:: DATA SHOWN ::
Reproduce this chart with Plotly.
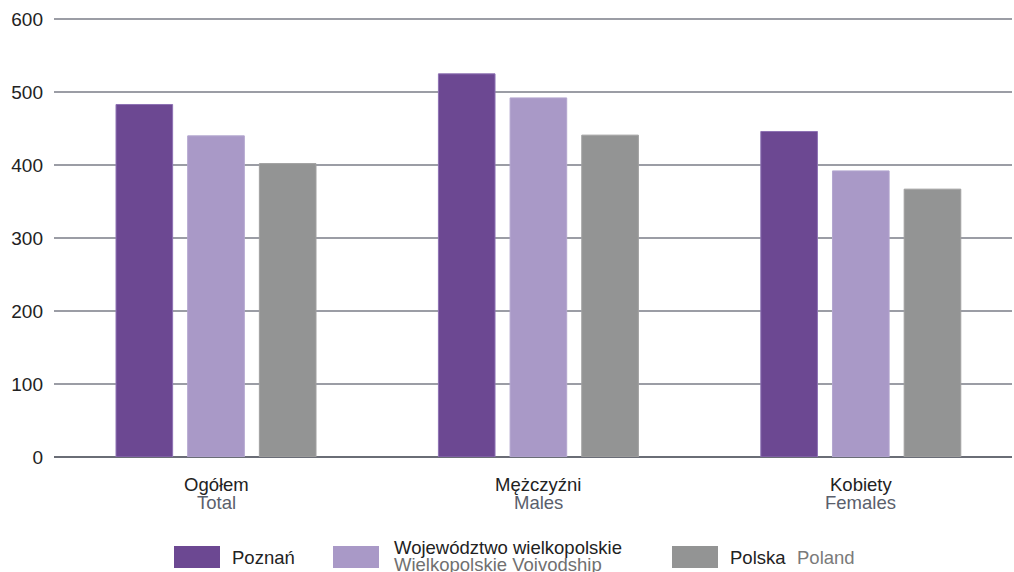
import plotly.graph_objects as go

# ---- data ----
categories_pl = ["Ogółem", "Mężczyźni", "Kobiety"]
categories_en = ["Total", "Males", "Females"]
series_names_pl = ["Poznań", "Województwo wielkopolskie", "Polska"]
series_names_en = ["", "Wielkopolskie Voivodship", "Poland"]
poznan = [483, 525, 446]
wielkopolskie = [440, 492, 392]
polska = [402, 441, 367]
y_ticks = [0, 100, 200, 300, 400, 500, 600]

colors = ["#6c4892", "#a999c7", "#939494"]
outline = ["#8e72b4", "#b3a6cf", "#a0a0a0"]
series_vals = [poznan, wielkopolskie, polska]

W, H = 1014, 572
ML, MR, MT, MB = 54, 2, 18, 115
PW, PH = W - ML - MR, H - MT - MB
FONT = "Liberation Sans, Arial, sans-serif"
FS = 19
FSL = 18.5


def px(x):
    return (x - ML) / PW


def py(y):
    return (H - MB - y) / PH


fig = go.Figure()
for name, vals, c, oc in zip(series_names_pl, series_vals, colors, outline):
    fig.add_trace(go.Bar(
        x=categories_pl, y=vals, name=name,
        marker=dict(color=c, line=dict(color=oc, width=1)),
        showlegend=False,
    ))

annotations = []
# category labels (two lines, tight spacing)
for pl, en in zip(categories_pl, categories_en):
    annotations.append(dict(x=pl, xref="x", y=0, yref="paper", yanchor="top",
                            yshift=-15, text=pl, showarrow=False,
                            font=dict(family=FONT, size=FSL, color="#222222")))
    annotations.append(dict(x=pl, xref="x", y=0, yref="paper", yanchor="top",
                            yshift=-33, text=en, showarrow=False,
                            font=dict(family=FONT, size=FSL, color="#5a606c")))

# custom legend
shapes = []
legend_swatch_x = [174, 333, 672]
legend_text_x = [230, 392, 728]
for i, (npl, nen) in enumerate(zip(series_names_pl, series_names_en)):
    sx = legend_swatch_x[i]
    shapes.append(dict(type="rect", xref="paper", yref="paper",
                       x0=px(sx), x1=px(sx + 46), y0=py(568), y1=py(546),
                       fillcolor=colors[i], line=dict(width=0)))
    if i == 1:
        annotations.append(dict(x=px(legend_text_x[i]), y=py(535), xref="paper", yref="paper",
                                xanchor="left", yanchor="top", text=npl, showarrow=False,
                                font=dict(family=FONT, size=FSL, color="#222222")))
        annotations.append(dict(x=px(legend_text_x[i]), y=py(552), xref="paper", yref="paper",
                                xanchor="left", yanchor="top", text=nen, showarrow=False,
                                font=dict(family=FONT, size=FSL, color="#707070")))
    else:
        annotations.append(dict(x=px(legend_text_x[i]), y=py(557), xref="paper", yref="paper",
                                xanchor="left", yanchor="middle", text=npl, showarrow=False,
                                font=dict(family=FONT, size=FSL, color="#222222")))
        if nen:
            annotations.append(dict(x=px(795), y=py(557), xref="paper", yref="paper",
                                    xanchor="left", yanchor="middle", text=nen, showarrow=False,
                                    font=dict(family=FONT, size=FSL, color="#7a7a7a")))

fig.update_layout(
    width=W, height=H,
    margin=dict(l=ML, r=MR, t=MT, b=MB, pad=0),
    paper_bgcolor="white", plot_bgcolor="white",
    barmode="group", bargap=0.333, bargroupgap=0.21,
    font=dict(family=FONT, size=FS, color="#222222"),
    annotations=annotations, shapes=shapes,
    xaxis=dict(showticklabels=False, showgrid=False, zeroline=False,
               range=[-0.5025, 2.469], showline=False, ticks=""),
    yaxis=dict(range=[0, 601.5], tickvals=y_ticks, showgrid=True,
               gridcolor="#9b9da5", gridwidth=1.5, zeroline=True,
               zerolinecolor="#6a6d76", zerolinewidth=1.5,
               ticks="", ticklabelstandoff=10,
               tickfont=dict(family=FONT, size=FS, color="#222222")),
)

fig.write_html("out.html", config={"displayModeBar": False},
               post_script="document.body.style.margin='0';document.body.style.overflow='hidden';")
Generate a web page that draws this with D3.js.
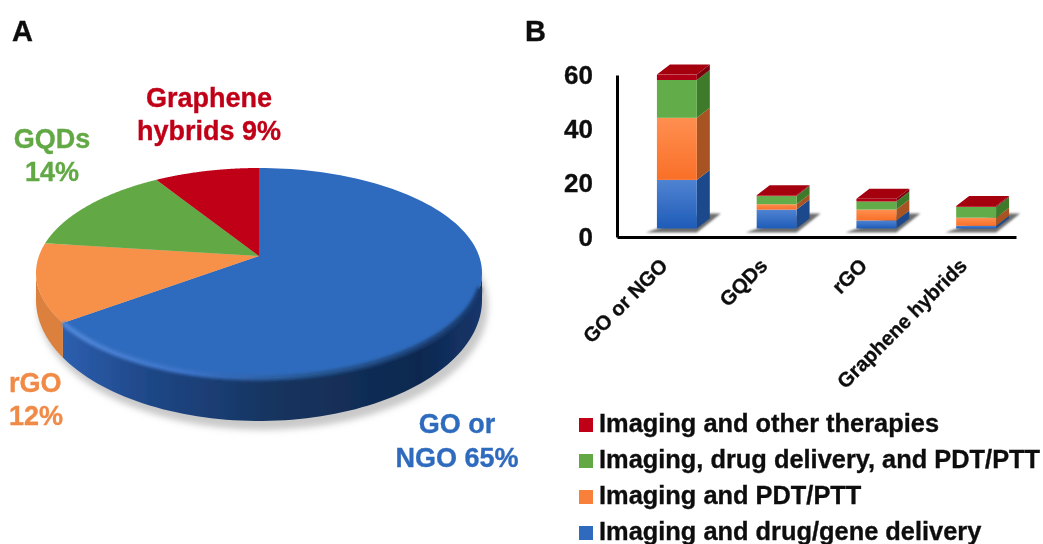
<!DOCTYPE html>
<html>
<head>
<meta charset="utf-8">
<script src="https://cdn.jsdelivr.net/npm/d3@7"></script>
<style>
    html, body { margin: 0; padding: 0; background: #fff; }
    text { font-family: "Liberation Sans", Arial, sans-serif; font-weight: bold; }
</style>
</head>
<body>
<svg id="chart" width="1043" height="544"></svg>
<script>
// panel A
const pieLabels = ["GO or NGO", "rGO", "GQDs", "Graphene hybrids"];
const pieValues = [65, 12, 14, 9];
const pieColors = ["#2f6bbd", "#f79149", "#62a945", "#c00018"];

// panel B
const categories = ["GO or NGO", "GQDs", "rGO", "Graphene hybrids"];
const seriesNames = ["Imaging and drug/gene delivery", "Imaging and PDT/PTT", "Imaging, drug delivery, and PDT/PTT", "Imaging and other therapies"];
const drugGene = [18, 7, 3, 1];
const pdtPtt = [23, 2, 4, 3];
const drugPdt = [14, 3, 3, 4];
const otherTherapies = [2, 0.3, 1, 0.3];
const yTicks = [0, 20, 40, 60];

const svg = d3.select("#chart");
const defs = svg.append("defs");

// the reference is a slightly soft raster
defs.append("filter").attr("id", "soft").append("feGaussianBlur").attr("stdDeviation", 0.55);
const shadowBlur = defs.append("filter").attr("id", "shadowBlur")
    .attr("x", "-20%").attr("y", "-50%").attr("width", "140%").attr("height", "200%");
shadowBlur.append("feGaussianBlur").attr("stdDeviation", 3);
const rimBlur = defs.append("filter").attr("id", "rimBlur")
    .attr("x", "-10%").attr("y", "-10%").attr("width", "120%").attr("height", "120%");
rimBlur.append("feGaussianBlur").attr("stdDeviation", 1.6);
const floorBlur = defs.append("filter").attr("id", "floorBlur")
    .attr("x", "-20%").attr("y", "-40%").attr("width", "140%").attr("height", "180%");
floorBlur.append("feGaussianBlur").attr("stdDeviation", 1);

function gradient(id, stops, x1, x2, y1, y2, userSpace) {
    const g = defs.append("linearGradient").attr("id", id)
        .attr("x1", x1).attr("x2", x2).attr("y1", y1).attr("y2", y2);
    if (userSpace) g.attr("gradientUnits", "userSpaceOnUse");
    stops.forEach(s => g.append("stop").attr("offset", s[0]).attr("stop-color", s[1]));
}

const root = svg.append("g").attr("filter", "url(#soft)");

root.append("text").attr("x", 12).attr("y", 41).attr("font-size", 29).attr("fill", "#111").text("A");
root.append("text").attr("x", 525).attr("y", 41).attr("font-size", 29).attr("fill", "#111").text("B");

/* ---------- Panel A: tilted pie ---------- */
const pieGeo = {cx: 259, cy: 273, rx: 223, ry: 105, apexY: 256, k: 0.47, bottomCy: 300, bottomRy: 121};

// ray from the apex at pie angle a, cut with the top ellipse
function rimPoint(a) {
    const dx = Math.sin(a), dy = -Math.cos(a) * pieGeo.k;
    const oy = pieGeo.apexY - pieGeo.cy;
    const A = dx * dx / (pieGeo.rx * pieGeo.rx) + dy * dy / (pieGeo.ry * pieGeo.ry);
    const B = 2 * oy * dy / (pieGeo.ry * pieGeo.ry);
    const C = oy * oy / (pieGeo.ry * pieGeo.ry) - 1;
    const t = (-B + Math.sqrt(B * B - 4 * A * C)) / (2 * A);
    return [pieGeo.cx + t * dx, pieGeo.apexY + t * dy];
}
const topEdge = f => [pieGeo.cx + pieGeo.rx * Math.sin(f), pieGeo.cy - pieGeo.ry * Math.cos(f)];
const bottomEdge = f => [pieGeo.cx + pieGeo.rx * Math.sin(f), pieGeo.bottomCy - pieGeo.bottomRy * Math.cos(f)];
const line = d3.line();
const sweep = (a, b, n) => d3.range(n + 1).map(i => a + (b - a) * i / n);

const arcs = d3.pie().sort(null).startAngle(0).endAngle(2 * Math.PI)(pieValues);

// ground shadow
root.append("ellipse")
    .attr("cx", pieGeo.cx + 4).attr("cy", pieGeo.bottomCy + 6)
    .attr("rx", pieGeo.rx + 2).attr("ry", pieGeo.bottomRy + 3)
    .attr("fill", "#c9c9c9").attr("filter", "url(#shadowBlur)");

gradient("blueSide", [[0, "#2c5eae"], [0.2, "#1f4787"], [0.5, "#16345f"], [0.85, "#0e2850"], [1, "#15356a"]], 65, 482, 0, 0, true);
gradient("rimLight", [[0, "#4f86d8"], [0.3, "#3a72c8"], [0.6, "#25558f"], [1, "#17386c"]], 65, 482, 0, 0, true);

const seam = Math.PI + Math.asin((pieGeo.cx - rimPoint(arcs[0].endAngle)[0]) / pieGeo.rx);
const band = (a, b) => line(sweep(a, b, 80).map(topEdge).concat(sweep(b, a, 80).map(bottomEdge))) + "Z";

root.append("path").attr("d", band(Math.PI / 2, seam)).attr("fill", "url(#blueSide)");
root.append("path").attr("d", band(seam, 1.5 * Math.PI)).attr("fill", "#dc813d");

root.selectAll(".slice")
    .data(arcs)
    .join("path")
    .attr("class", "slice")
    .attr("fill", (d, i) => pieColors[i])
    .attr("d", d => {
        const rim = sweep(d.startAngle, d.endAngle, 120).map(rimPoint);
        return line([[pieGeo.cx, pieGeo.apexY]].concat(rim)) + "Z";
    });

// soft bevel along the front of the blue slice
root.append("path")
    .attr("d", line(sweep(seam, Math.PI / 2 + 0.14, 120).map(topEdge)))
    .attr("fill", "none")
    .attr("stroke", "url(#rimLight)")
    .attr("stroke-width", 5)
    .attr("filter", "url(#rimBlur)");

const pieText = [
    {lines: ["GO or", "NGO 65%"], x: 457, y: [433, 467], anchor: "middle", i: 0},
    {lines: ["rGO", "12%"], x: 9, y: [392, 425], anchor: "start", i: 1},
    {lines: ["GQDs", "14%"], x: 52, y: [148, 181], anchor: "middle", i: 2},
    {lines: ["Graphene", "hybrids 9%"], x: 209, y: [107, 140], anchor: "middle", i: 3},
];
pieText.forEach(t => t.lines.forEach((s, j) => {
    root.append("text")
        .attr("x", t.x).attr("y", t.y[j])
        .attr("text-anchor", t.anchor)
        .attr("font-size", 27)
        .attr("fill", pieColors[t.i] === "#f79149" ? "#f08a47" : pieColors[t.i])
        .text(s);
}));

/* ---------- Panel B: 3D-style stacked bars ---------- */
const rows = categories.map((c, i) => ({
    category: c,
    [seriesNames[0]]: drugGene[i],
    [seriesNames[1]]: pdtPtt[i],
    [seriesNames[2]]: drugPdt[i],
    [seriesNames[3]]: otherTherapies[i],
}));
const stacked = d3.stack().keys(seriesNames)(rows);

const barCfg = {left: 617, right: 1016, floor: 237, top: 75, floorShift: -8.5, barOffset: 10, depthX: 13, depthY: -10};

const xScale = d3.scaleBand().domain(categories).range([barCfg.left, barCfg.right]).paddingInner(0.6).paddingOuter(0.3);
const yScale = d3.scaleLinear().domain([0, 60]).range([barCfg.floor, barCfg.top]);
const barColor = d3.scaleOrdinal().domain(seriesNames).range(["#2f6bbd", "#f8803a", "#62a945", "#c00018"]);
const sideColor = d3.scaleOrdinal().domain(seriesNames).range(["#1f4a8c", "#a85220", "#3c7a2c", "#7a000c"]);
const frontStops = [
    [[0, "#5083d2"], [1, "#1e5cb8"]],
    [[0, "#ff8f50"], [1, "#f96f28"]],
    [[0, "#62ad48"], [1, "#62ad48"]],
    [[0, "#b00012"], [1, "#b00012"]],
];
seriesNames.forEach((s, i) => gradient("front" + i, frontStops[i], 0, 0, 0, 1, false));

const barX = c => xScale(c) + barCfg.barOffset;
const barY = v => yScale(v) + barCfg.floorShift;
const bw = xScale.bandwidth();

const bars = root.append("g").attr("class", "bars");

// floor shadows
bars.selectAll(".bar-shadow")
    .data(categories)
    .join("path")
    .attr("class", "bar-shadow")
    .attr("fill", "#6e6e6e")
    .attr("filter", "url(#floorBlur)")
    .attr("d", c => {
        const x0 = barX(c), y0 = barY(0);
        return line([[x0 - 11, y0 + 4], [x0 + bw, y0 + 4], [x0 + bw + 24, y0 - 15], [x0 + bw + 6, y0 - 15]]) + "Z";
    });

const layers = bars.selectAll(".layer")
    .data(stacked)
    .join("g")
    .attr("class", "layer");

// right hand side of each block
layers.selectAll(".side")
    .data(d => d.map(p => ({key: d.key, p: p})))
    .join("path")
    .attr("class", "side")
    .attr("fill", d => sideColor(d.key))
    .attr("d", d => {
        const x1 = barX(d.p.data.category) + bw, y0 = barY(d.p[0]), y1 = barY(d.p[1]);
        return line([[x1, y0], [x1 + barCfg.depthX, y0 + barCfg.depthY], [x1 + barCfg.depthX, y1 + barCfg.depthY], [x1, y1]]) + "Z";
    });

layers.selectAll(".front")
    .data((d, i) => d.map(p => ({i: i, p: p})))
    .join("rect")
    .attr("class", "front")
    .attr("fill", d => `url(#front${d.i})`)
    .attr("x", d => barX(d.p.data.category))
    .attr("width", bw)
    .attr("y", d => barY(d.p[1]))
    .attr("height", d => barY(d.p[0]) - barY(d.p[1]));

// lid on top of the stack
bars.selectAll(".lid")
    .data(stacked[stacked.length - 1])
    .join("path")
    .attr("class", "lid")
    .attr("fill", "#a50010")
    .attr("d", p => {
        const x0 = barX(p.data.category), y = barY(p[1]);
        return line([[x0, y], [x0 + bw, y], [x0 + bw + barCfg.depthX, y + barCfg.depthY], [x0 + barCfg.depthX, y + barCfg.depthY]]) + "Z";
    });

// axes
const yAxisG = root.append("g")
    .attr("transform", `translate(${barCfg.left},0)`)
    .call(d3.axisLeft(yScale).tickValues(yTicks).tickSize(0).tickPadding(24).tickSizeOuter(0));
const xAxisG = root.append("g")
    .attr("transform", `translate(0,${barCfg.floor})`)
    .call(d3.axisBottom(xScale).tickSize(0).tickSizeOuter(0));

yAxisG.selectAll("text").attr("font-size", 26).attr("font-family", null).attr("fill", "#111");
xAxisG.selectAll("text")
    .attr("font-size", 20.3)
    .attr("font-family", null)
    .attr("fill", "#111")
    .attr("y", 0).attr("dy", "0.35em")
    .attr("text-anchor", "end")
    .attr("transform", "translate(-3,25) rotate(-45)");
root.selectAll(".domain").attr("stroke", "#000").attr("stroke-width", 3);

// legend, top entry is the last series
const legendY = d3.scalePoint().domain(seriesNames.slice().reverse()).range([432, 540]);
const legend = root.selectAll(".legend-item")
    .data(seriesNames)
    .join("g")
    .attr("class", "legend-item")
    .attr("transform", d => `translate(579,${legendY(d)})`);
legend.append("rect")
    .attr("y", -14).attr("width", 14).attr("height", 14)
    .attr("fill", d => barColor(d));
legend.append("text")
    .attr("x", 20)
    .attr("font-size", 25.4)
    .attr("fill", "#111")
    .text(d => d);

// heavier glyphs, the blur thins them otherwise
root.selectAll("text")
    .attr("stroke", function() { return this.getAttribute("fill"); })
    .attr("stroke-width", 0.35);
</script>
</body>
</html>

:: TO DO ::
Begin at the top of the records above and retype each line exactly until the line containing "return (H - MB - y) / PH", which is included. Skip all pictures.

:: COMPLETE OUTPUT ::
Reproduce this chart with Plotly.
import plotly.graph_objects as go

# ---- data ----
categories_pl = ["Ogółem", "Mężczyźni", "Kobiety"]
categories_en = ["Total", "Males", "Females"]
series_names_pl = ["Poznań", "Województwo wielkopolskie", "Polska"]
series_names_en = ["", "Wielkopolskie Voivodship", "Poland"]
poznan = [483, 525, 446]
wielkopolskie = [440, 492, 392]
polska = [402, 441, 367]
y_ticks = [0, 100, 200, 300, 400, 500, 600]

colors = ["#6c4892", "#a999c7", "#939494"]
outline = ["#8e72b4", "#b3a6cf", "#a0a0a0"]
series_vals = [poznan, wielkopolskie, polska]

W, H = 1014, 572
ML, MR, MT, MB = 54, 2, 18, 115
PW, PH = W - ML - MR, H - MT - MB
FONT = "Liberation Sans, Arial, sans-serif"
FS = 19
FSL = 18.5


def px(x):
    return (x - ML) / PW


def py(y):
    return (H - MB - y) / PH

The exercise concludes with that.